De toppen van de PS, de sp.a en het ACW kiezen echter liever voor de “politiek van het minste kwaad”. Die leidt tot een stapsgewijze ontmanteling van een volwaardig sociaal zekerheidsstelsel op federaal niveau. Met  politieke “vrienden” die de logica van de markt aanvaarden, geraken we geen stap verder. Er is nood aan een  politiek verlengstuk dat resoluut de kant kiest van de werkende klasse en  dat haar vertegenwoordigers daaruit recruteert. Deze vertegenwoordigers zullen niet de ambitie hebben om ten koste van het programma tegen elke prijs deel te nemen aan het beleid. Zij zullen integendeel even hard en compromisloos strijden voor de belangen van de werkende bevolking als haar tegenstanders deze belangen vandaag belagen.

Alternatief

In plaats van het nastreven van het best haalbare binnen de logica van het neoliberale kapitalisme is er een programma nodig dat een einde stelt aan de dictatuur van de markten en de winsten. Een bundeling van alle krachten die hiermee akkoord gaan is noodzakelijk om weerstand te kunnen bieden  aan de aanhoudende aanvallen tegen de historisch moeizaam opgebouwde verworvenheden van de werkende klasse. Het ABVV zette met een sensibiliseringscampagne een eerste stap in deze richting. De tweede stap is de nationale betoging van het gemeenschappelijk vakbondsfront op 2 december. Er zal echter meer nodig zijn.                                                                                                     

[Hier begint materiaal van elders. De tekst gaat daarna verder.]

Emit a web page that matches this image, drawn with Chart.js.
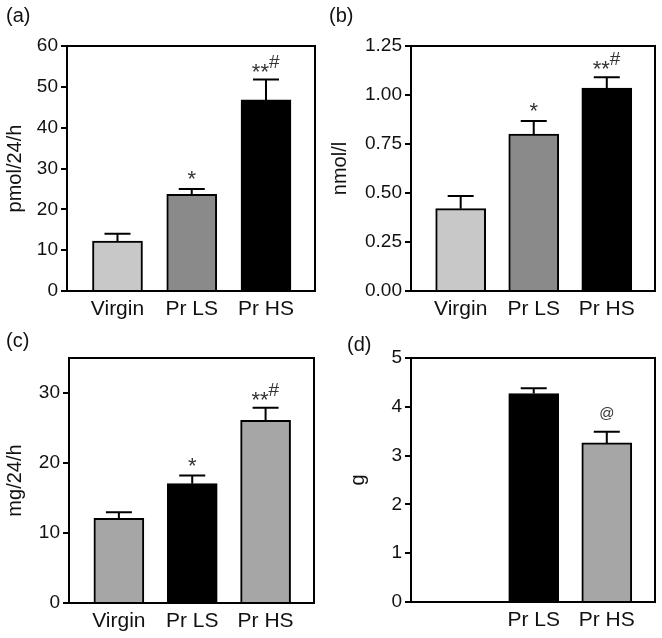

Nico Cué, secretaris-generaal van de Franstalige metaalbond van het ABVV, heeft dan ook overschot van gelijk als hij zegt met een staking “krachtig te zullen reageren” tegen de soberheidsmaatregelen. Net als sommige andere verantwoordelijken van de arbeidersbeweging zaait Cué echter ook verwarring, wanneer hij eist dat “de soberheidsmaatregelen  evenwichtig (moeten) zijn, (zodat) alle categorieën van de bevolking op dezelfde manier getroffen worden”. De werkende bevolking heeft immers geen enkele schuld aan de huidige crisis. Zij dient er dan ook helemaal niet voor op te draaien. Beter zou het dan ook zijn resoluut te kiezen voor veralgemeend verzet tegen deze begroting in wording en voor een anti-kapitalistisch alternatief, op te leggen via de algemene staking.